Dice, ancora, di colloqui con persone dotte che sperimentavano il volo: “Egli ha di già avuto colloquio con due dei migliori in detta scienza che, l’hanno veduto operare, e ai quali ha promesso di render compiuto verso il prossimo Natale un intero assortimento di ruote, finite in assai più accurata maniera, e non così soggette ad accidenti, e che occuperanno la metà di luogo delle altre, con questa differenza in aggiunta, che queste si moveranno con più dolcezza, e continueranno a girare lo spazio di sei ore, per far volare la Macchina in ragguaglio di 3o miglia per ora, senza rimontare gli ordini”.

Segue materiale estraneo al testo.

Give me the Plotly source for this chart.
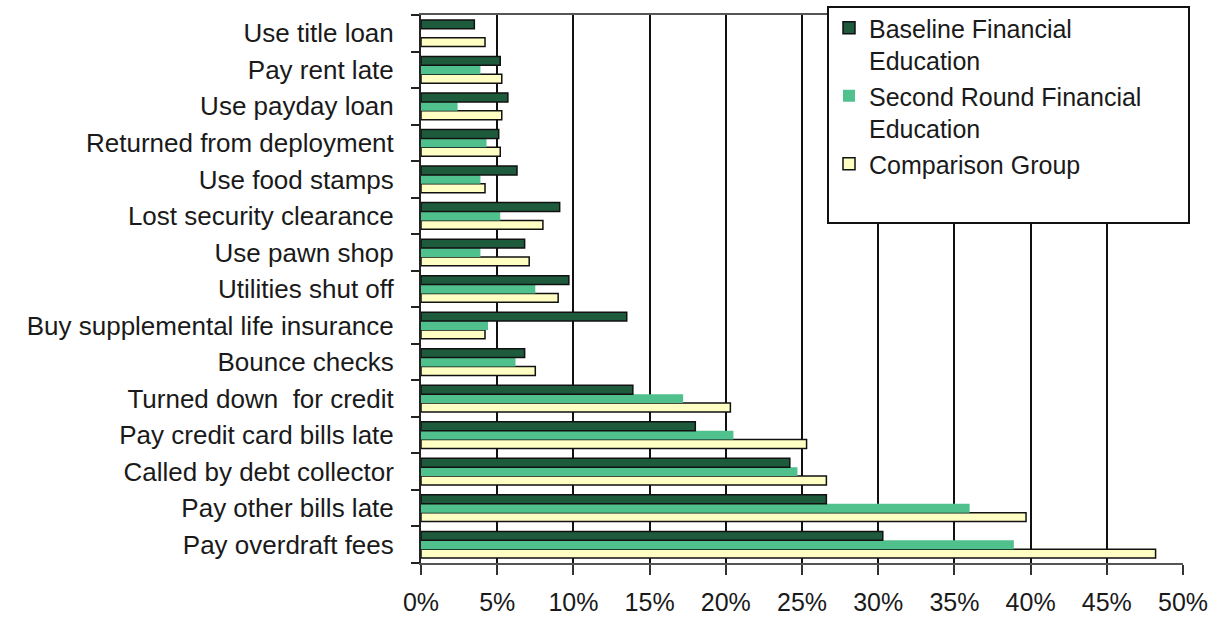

E, le piume, delle quali si è detto? “La dilettevole scelta delle piume, che adornano questo Uccello, sorpassano la credenza, l’immaginazione, e la maestria dei più abili Pittori, per imitare la bella diversità dei colori e ombreggiamenti, che rappresentati si vedono nella più viva maniera in azzurro, oro, rubino, verde, blò, bruno, e bianco colori tutti messi in tal bell’ordine e forma che un egual modo non fu mai veduto”.
Il monaco italiano, non è ricordato fra gli sperimentatori del volo umano, pilotava la macchina a suo piacimento, 33 anni prima dei fratelli Montgolfier. “Egli – si legge nella lettera – ha fatto ultimamente un giro dal Parco di Londra sino alla Loggia di Windsor, e ritornossene addietro, il tutto in men di due ore. Propone di volere nel giorno della nascita di Sua Maestà partire dalla cima del Monumento alle ore 16 d’Italia e fare il giro di tutta la Città di Londra, e suoi Borghi, e andar a posare nel Parco verso le ore 18”. Roba da non credere per quegli anni.
Chi lesse la lettera, pubblicata in un testo del 1751, avrà stentato a credere a quanto si scriveva e pensato che altri l’avrebbero fatto: “Quanto vi dico è vero”.
La lettera dimostra che l’oscuro monaco italiano aveva sperimentato il volo nel 1751, con ottimi risultati e buona autonomia di percorso. Come mai nessuno vi fa riferimento? La lettera, lo diciamo per completezza d’informazione, fu inserita in La storia dell’anno 1751, opera in 4 libri, pubblicata ad Amsterdam, a spese del libraio veneziano Francesco Pitteri.